North Korea's boast that it can strike anywhere in the world with its missiles is nothing more than hot air... but the furtive state will keep trolling.
That's the view of John Nilsson-Wright, a senior research fellow at Chatham House, who spoke to Julia Hartley-Brewer after Pyongyang conducted a missile test earlier this year.
North Korea insists the projectile was an intercontinental ballistic missile, but foreign observers have suggested it was more likely a mid-range rocket.
Nilsson-Wright told Julia Hartley-Brewer: "The bold boast that they can hit anywhere in the world is clearly hype" at the moment. But "there's no doubt they’re committed to doing more of this.
"The worry is that this is further confirmation that within a few years, perhaps as few as maybe a couple of years, the North Koreans will not only be able to hit continental states beyond Alaska...but also California, other parts of the United States."
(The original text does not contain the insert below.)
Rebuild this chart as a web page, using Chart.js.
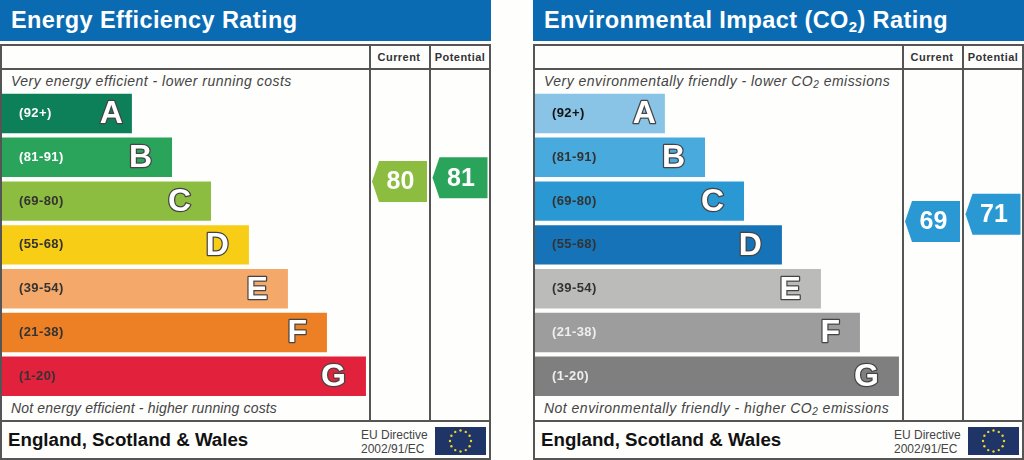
<!DOCTYPE html>
<html>
<head>
<meta charset="utf-8">
<title>Energy and Environmental Ratings</title>
<script src="https://cdn.jsdelivr.net/npm/chart.js@4"></script>
<style>
    html, body { margin: 0; padding: 0; background: #fefefd; }
    body { width: 1024px; height: 460px; overflow: hidden; position: relative; font-family: "Liberation Sans", Arial, sans-serif; }
    .panel { position: absolute; top: 0; width: 491px; height: 460px; }
    .panel canvas { position: absolute; left: 0; top: 0; }
    .title { position: absolute; left: 0; top: 0; width: 491px; height: 41px; background: #0a6bb3; color: #fff; font-weight: bold; font-size: 23.5px; line-height: 41px; letter-spacing: 0.4px; text-indent: 11px; white-space: nowrap; }
    .title sub { font-size: 15px; line-height: 0; vertical-align: -4px; }
    .frame { position: absolute; left: 0; top: 44px; width: 491px; height: 416px; box-sizing: border-box; border: 2px solid #555; }
    .rule { position: absolute; background: #555; }
    .col { position: absolute; top: 51px; width: 60px; text-align: center; font-weight: bold; font-size: 11px; line-height: 13px; color: #333; letter-spacing: 0.45px; }
    .note { position: absolute; left: 11px; font-style: italic; font-size: 14px; line-height: 16px; color: #444; letter-spacing: 0.48px; white-space: nowrap; }
    .note sub { font-size: 10px; line-height: 0; vertical-align: -2px; }
    .region { position: absolute; left: 8px; top: 429px; font-weight: bold; font-size: 18.7px; line-height: 21px; color: #111; white-space: nowrap; }
    .directive { position: absolute; left: 361px; top: 427.5px; font-size: 12px; line-height: 14px; color: #444; white-space: nowrap; }
</style>
</head>
<body>
<div class="panel" style="left:0">
    <div class="title">Energy Efficiency Rating</div>
    <div class="frame"></div>
    <div class="rule" style="left:0;top:68px;width:491px;height:2px"></div>
    <div class="rule" style="left:369px;top:44px;width:2px;height:376px"></div>
    <div class="rule" style="left:429px;top:44px;width:2px;height:376px"></div>
    <div class="rule" style="left:0;top:420px;width:491px;height:2px"></div>
    <div class="col" style="left:369px">Current</div>
    <div class="col" style="left:430px">Potential</div>
    <div class="note" style="top:73px">Very energy efficient - lower running costs</div>
    <div class="note" style="top:400px;letter-spacing:0.16px">Not energy efficient - higher running costs</div>
    <div class="region">England, Scotland &amp; Wales</div>
    <div class="directive">EU Directive<br>2002/91/EC</div>
    <canvas id="energyChart" width="491" height="460"></canvas>
</div>
<div class="panel" style="left:533px">
    <div class="title">Environmental Impact (CO<sub>2</sub>) Rating</div>
    <div class="frame"></div>
    <div class="rule" style="left:0;top:68px;width:491px;height:2px"></div>
    <div class="rule" style="left:369px;top:44px;width:2px;height:376px"></div>
    <div class="rule" style="left:429px;top:44px;width:2px;height:376px"></div>
    <div class="rule" style="left:0;top:420px;width:491px;height:2px"></div>
    <div class="col" style="left:369px">Current</div>
    <div class="col" style="left:430px">Potential</div>
    <div class="note" style="top:73px">Very environmentally friendly - lower CO<sub>2</sub> emissions</div>
    <div class="note" style="top:400px">Not environmentally friendly - higher CO<sub>2</sub> emissions</div>
    <div class="region">England, Scotland &amp; Wales</div>
    <div class="directive">EU Directive<br>2002/91/EC</div>
    <canvas id="impactChart" width="491" height="460"></canvas>
</div>

<script>
// Chart data
const bandLetters = ['A', 'B', 'C', 'D', 'E', 'F', 'G'];
const bandRanges = ['(92+)', '(81-91)', '(69-80)', '(55-68)', '(39-54)', '(21-38)', '(1-20)'];
const bandLengths = [35.3, 46.2, 56.8, 67.1, 77.7, 88.3, 98.9]; // % of the band column
const energyScores = [80, 81];
const impactScores = [69, 71];

const energyColors = ['#0d8059', '#2aa45b', '#8dbd40', '#f8cd15', '#f4a96b', '#ed8025', '#e2213d'];
const impactColors = ['#89c4e6', '#49aade', '#2a98d2', '#1773b8', '#bbbbb9', '#9d9d9d', '#7f7f7f'];
const energyLabelColors = ['#fff', '#fff', '#333', '#333', '#333', '#333', '#333'];
const impactLabelColors = ['#111', '#333', '#333', '#333', '#333', '#eee', '#eee'];

// Plot layout inside each panel (px)
const PLOT = { left: 2, right: 490, top: 91.6, bottom: 398.2, bandRight: 370 };
const COLUMN_X = [399.5, 460];
const RATING_80_Y = 181.5;
const RATING_STEP = 3.64;

// Which band a score falls in, used for the arrow colour
function bandIndexFor(score) {
    const floors = bandRanges.map(function(r) { return parseInt(r.slice(1), 10); });
    return floors.findIndex(function(f) { return score >= f; });
}

function drawFlag(ctx) {
    const x = 435, y = 427, w = 51, h = 28;
    ctx.fillStyle = '#1f3567';
    ctx.fillRect(x, y, w, h);
    ctx.fillStyle = '#f5d327';
    for (let i = 0; i < 12; i++) {
        const a = i * Math.PI / 6;
        ctx.beginPath();
        ctx.arc(x + w / 2 + Math.cos(a) * 10.5, y + h / 2 + Math.sin(a) * 10.5, 1.2, 0, Math.PI * 2);
        ctx.fill();
    }
}

// Draws band texts, the score arrows and the flag on top of the library's marks
function ratingOverlay(labelColors, colors, scores) {
    return {
        id: 'ratingOverlay',
        afterDatasetsDraw: function(chart) {
            const ctx = chart.ctx;
            const bars = chart.getDatasetMeta(0).data;
            const arrows = chart.getDatasetMeta(1).data;
            ctx.save();
            ctx.textBaseline = 'middle';

            bars.forEach(function(bar, i) {
                ctx.textAlign = 'left';
                ctx.font = 'bold 13px "Liberation Sans"';
                ctx.letterSpacing = '0.4px';
                ctx.fillStyle = labelColors[i];
                ctx.fillText(bandRanges[i], 19, bar.y);
                ctx.letterSpacing = '0px';

                const inset = i === 0 ? 9 : 20;
                ctx.textAlign = 'right';
                ctx.font = 'bold 32px "Liberation Sans"';
                ctx.lineJoin = 'round';
                ctx.lineWidth = 2.5;
                ctx.strokeStyle = '#444';
                ctx.strokeText(bandLetters[i], bar.x - inset, bar.y + 1);
                ctx.fillStyle = '#fff';
                ctx.fillText(bandLetters[i], bar.x - inset, bar.y + 1);
            });

            arrows.forEach(function(pt, i) {
                const l = pt.x - 27.5, r = pt.x + 27.5, t = pt.y - 20.5, b = pt.y + 20.5;
                ctx.fillStyle = colors[bandIndexFor(scores[i])];
                ctx.beginPath();
                ctx.moveTo(l + 7, t);
                ctx.lineTo(r, t);
                ctx.lineTo(r, b);
                ctx.lineTo(l + 7, b);
                ctx.lineTo(l, pt.y);
                ctx.closePath();
                ctx.fill();
                ctx.fillStyle = '#fff';
                ctx.textAlign = 'center';
                ctx.font = 'bold 25px "Liberation Sans"';
                ctx.fillText(String(scores[i]), pt.x + 1, pt.y + 1);
            });

            drawFlag(ctx);
            ctx.restore();
        }
    };
}

function initializeRatingChart(canvasId, colors, labelColors, scores) {
    const ctx = document.getElementById(canvasId);
    if (!ctx) return;

    const plotWidth = PLOT.right - PLOT.left;
    const columnStep = COLUMN_X[1] - COLUMN_X[0];

    new Chart(ctx, {
        type: 'bar',
        data: {
            labels: bandLetters,
            datasets: [{
                data: bandLengths,
                backgroundColor: colors,
                borderWidth: 0,
                grouped: false,
                barPercentage: 1,
                categoryPercentage: 0.9,
                xAxisID: 'x',
                yAxisID: 'y'
            }, {
                type: 'scatter',
                indexAxis: 'x',
                data: scores.map(function(s, i) { return { x: i, y: s }; }),
                pointRadius: 0,
                xAxisID: 'column',
                yAxisID: 'rating'
            }]
        },
        options: {
            indexAxis: 'y',
            responsive: false,
            animation: false,
            layout: {
                padding: { left: PLOT.left, right: 491 - PLOT.right, top: PLOT.top, bottom: 460 - PLOT.bottom }
            },
            plugins: { legend: { display: false }, tooltip: { enabled: false } },
            scales: {
                x: { type: 'linear', display: false, bounds: 'data', min: 0, max: 100 * plotWidth / (PLOT.bandRight - PLOT.left) },
                y: { type: 'category', display: false, offset: true },
                column: {
                    type: 'linear', axis: 'x', display: false, bounds: 'data', offset: false,
                    min: (PLOT.left - COLUMN_X[0]) / columnStep,
                    max: (PLOT.right - COLUMN_X[0]) / columnStep
                },
                // offset has to be off here, the bar defaults turn it on for extra y axes
                rating: {
                    type: 'linear', axis: 'y', display: false, bounds: 'data', offset: false,
                    min: 80 - (PLOT.bottom - RATING_80_Y) / RATING_STEP,
                    max: 80 + (RATING_80_Y - PLOT.top) / RATING_STEP
                }
            }
        },
        plugins: [ratingOverlay(labelColors, colors, scores)]
    });
}

initializeRatingChart('energyChart', energyColors, energyLabelColors, energyScores);
initializeRatingChart('impactChart', impactColors, impactLabelColors, impactScores);
</script>
</body>
</html>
He added: "Kim Jong-un knows that if he were to launch a nuclear attack [at present[, his country would be wiped out." But Nilsson-Wright also doesn't see any evidence that China, despite its consistently hawkish rhetoric against Pyongyang, "is really willing to push North Korea to a point where it 'changes course.'"
This is because, although "the Chinese have more reason to take action... it’s the question 'when do we reach the tipping point'," the interviewee continued. The Chinese government, he said, is worried about "the risk of the regime collapsing internally" and "the risk of refugees leaving North Korea and entering China."